In 2005, the General Assembly amended the UUWF statute to specifically authorize multiple convictions based on the possession of multiple weapons.
Although the General Assembly amended the UUWF statute to diminish ambiguity regarding whether multiple convictions are authorized following our supreme court's decision in Carter, it did not similarly amend the FOID statute which contains the same ambiguous language regarding the allowable unit of prosecution. Thus, the relevant analysis in Carter is still applicable as it applies to determining whether multiple convictions are authorized under the FOID statute. --------
¶ 32 Mittimus
¶ 33 Finally, defendant argues, and the State agrees, that his mittmus should be corrected to reflect that he was acquitted of theft. The mittimus currently lists all four charges brought against defendant; three counts for unlawful possession of a firearm without a valid FOID card and one count for theft. We order the clerk of the circuit court to strike the theft count from the list of offenses to unambiguously reflect the fact that he was acquitted of theft. People v. McCray, 273 Ill.
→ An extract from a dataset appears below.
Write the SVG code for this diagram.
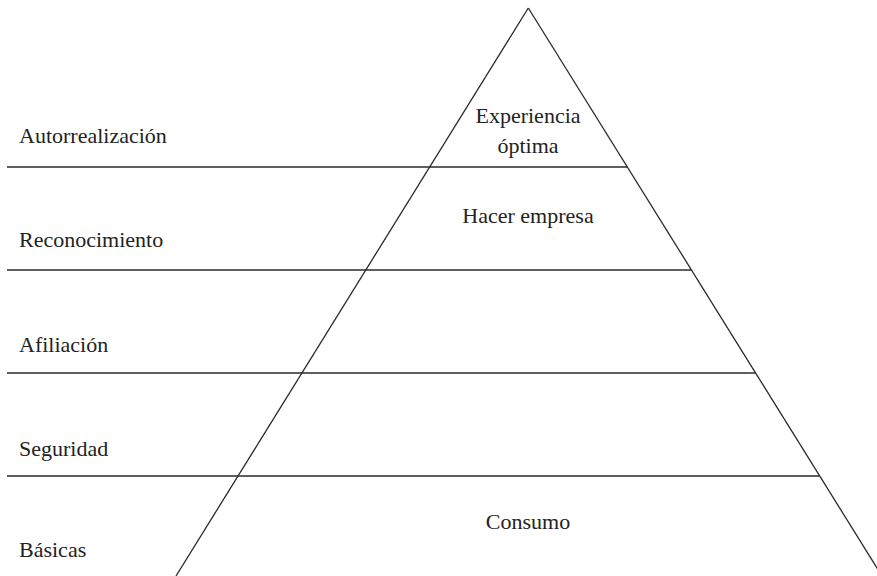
<svg xmlns="http://www.w3.org/2000/svg" width="877" height="576" viewBox="0 0 877 576">
<style>
.ln{stroke:#2a2a2a;stroke-width:1.3;fill:none}
.t{font-family:"Liberation Serif","Times New Roman",serif;font-size:22px;fill:#222}
.c{text-anchor:middle}
</style>
<rect width="877" height="576" fill="#fff"/>
<g id="connectors">
<line class="ln" x1="528.3" y1="8" x2="176" y2="576"/>
<line class="ln" x1="528.3" y1="8" x2="882" y2="576"/>
<line class="ln" x1="7" y1="167" x2="627.5" y2="167"/>
<line class="ln" x1="7" y1="270" x2="691" y2="270"/>
<line class="ln" x1="7" y1="373" x2="755.5" y2="373"/>
<line class="ln" x1="7" y1="476" x2="819.5" y2="476"/>
</g>
<g id="autorrealizacion"><text class="t" x="19" y="143">Autorrealización</text></g>
<g id="reconocimiento"><text class="t" x="19" y="247">Reconocimiento</text></g>
<g id="afiliacion"><text class="t" x="19" y="352">Afiliación</text></g>
<g id="seguridad"><text class="t" x="19" y="456">Seguridad</text></g>
<g id="basicas"><text class="t" x="19" y="557">Básicas</text></g>
<g id="experiencia"><text class="t c" x="528" y="123">Experiencia</text><text class="t c" x="528" y="153">óptima</text></g>
<g id="hacer-empresa"><text class="t c" x="528" y="223">Hacer empresa</text></g>
<g id="consumo"><text class="t c" x="528" y="529">Consumo</text></g>
</svg>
App. 3d 396, 403 (1995).
¶ 34 CONCLUSION
¶ 35 For the foregoing reasons, we vacate defendant's convictions on counts two and three for unlawful possession of a firearm without a valid FOID card, and affirm a single conviction of the offense. We also amend defendant's mittimus to reflect that he was acquitted of theft. ¶ 36 Vacated in part; affirmed in part; mittimus is corrected.